:: SUPPLIED DATA ::
(begin)

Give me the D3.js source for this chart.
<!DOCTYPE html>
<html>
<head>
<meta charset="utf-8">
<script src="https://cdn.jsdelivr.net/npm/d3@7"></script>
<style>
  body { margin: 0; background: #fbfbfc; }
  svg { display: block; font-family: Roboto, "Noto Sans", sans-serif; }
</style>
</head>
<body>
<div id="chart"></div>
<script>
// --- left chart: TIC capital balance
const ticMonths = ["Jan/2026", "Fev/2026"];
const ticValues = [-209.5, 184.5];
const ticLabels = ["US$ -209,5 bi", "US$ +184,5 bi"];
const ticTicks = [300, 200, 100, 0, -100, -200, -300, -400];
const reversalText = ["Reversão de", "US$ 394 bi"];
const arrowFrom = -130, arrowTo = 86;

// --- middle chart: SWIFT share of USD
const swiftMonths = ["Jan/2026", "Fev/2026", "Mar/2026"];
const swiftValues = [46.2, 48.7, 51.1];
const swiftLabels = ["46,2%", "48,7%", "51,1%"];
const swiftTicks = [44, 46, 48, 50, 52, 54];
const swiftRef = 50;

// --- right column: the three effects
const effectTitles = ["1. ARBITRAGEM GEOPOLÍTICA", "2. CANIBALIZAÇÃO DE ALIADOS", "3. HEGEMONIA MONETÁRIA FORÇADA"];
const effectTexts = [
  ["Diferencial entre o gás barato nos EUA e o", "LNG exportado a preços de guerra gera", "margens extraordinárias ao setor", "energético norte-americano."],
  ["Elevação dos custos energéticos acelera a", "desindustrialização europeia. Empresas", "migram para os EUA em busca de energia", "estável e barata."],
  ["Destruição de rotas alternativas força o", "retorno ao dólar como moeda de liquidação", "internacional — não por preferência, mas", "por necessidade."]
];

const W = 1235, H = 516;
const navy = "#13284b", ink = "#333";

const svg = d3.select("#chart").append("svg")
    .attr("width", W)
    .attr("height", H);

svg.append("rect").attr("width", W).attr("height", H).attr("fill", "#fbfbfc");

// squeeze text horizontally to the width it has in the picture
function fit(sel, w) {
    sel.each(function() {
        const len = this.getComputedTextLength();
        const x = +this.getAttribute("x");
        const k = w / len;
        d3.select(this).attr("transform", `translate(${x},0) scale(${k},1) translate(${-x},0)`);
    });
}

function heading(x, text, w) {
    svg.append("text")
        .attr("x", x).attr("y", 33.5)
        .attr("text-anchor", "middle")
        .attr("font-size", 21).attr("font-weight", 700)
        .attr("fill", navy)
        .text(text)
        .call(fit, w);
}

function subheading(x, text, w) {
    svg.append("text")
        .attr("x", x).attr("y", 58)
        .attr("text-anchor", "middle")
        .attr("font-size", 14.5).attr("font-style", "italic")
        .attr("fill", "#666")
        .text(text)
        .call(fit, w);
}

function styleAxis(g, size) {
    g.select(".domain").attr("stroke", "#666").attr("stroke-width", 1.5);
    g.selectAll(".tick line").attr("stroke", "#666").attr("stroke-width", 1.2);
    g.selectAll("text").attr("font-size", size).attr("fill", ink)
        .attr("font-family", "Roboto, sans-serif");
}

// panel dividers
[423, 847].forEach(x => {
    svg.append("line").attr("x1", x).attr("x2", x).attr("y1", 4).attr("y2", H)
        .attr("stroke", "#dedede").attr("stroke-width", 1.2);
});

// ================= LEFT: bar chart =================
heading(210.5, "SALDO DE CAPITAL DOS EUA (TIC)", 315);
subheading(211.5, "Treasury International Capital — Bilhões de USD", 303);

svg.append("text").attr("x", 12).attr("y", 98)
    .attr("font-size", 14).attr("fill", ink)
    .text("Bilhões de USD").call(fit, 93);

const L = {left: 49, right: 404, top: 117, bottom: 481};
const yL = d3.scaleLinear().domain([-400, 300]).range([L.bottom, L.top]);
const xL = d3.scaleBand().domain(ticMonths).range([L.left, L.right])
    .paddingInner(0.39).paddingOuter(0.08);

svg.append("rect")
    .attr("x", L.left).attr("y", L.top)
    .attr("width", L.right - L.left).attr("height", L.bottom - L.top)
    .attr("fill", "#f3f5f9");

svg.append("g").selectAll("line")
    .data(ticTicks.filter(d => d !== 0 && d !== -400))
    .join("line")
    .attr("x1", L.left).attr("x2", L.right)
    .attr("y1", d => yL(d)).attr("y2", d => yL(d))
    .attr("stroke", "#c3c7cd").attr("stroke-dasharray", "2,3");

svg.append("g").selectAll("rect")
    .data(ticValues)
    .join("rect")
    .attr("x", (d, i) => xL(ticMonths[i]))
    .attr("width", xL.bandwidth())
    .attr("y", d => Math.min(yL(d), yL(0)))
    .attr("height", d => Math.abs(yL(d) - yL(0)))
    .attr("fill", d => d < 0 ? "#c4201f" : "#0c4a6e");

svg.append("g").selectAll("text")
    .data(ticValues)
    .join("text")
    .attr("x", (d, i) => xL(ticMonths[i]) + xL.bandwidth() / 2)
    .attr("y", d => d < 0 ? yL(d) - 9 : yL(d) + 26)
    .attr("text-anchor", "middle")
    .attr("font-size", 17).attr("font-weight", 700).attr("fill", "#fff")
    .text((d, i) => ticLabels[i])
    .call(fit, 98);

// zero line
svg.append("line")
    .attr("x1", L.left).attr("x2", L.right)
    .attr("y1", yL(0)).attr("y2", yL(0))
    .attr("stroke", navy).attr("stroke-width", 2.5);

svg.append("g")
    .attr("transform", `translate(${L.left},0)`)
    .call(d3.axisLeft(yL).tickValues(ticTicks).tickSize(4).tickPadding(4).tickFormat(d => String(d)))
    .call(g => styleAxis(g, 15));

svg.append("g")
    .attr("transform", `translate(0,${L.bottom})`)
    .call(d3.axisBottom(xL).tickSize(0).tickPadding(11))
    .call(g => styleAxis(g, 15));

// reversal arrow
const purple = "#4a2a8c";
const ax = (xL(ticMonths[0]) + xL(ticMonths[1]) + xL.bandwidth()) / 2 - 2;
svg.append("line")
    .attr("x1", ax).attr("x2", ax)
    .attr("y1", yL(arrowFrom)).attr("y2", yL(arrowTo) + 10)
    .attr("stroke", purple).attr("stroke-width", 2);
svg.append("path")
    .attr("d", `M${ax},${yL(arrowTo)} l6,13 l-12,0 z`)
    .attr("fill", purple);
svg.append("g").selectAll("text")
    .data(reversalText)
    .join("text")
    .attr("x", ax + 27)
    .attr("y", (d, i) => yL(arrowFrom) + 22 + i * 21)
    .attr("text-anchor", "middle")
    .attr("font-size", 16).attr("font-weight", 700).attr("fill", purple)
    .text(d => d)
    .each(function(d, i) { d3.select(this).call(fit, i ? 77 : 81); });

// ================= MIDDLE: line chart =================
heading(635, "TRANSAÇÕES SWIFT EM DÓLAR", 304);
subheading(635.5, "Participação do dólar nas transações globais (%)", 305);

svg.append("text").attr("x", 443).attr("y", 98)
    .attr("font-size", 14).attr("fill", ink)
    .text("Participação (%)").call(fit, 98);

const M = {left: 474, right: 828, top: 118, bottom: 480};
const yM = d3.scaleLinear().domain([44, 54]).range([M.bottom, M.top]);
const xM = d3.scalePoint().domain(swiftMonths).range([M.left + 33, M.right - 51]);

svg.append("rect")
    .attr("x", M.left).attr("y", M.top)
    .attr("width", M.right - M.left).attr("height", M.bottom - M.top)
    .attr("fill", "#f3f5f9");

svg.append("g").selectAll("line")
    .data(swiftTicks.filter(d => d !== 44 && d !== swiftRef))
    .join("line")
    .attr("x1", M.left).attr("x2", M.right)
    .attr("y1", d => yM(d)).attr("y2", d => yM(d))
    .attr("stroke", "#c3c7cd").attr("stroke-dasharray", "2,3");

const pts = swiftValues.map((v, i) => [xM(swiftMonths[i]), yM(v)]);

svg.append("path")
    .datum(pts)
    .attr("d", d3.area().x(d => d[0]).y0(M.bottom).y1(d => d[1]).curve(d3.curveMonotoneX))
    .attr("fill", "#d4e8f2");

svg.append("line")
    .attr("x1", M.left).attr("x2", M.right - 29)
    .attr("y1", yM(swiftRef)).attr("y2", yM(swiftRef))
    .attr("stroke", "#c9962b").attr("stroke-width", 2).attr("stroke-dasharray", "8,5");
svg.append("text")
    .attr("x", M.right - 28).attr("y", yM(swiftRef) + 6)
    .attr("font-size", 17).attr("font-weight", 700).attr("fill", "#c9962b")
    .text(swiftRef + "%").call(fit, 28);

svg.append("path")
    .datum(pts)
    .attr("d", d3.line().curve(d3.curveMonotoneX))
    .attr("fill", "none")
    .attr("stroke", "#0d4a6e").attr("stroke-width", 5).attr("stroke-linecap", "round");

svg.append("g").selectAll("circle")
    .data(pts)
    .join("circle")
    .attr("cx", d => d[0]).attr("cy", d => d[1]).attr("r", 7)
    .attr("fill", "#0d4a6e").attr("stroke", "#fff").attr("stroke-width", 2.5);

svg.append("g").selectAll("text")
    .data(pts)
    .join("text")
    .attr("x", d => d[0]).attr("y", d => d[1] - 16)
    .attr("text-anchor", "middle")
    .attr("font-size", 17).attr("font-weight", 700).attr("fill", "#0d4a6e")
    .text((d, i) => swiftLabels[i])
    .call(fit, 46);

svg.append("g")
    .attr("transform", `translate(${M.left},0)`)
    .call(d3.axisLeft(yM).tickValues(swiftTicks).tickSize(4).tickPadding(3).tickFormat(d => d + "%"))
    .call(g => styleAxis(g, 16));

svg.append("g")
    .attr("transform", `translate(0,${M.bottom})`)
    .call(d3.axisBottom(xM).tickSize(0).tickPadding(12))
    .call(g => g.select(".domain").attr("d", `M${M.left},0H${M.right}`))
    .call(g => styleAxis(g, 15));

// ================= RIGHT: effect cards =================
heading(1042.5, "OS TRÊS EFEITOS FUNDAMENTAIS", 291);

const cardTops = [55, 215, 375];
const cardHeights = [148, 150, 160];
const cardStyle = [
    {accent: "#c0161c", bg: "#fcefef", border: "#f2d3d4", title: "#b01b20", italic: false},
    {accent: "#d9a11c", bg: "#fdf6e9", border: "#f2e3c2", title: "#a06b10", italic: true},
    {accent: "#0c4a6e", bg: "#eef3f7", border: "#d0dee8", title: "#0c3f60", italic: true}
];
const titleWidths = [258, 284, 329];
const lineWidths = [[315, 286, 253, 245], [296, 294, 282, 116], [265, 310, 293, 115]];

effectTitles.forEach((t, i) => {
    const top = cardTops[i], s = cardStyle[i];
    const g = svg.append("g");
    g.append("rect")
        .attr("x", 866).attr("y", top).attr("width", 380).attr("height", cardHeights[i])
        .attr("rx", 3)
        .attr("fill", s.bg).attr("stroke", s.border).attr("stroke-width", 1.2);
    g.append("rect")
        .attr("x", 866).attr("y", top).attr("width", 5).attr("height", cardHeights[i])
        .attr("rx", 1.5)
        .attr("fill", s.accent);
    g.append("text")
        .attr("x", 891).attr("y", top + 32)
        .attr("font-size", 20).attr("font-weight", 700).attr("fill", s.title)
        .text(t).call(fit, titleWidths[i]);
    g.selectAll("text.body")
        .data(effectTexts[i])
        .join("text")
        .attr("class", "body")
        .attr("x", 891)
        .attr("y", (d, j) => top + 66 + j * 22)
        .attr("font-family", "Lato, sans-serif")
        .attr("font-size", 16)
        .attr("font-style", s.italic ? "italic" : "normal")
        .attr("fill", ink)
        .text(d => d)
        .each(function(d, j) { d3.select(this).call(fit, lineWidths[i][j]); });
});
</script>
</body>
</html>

(end)

:: THE PROBLEM ::
Your answer should be exactly the lines of the data above, from the first through the line containing "const arrowFrom = -130, arrowTo = 86;".

:: PROBLEM SOLUTION ::
Give me the D3.js source for this chart.
<!DOCTYPE html>
<html>
<head>
<meta charset="utf-8">
<script src="https://cdn.jsdelivr.net/npm/d3@7"></script>
<style>
  body { margin: 0; background: #fbfbfc; }
  svg { display: block; font-family: Roboto, "Noto Sans", sans-serif; }
</style>
</head>
<body>
<div id="chart"></div>
<script>
// --- left chart: TIC capital balance
const ticMonths = ["Jan/2026", "Fev/2026"];
const ticValues = [-209.5, 184.5];
const ticLabels = ["US$ -209,5 bi", "US$ +184,5 bi"];
const ticTicks = [300, 200, 100, 0, -100, -200, -300, -400];
const reversalText = ["Reversão de", "US$ 394 bi"];
const arrowFrom = -130, arrowTo = 86;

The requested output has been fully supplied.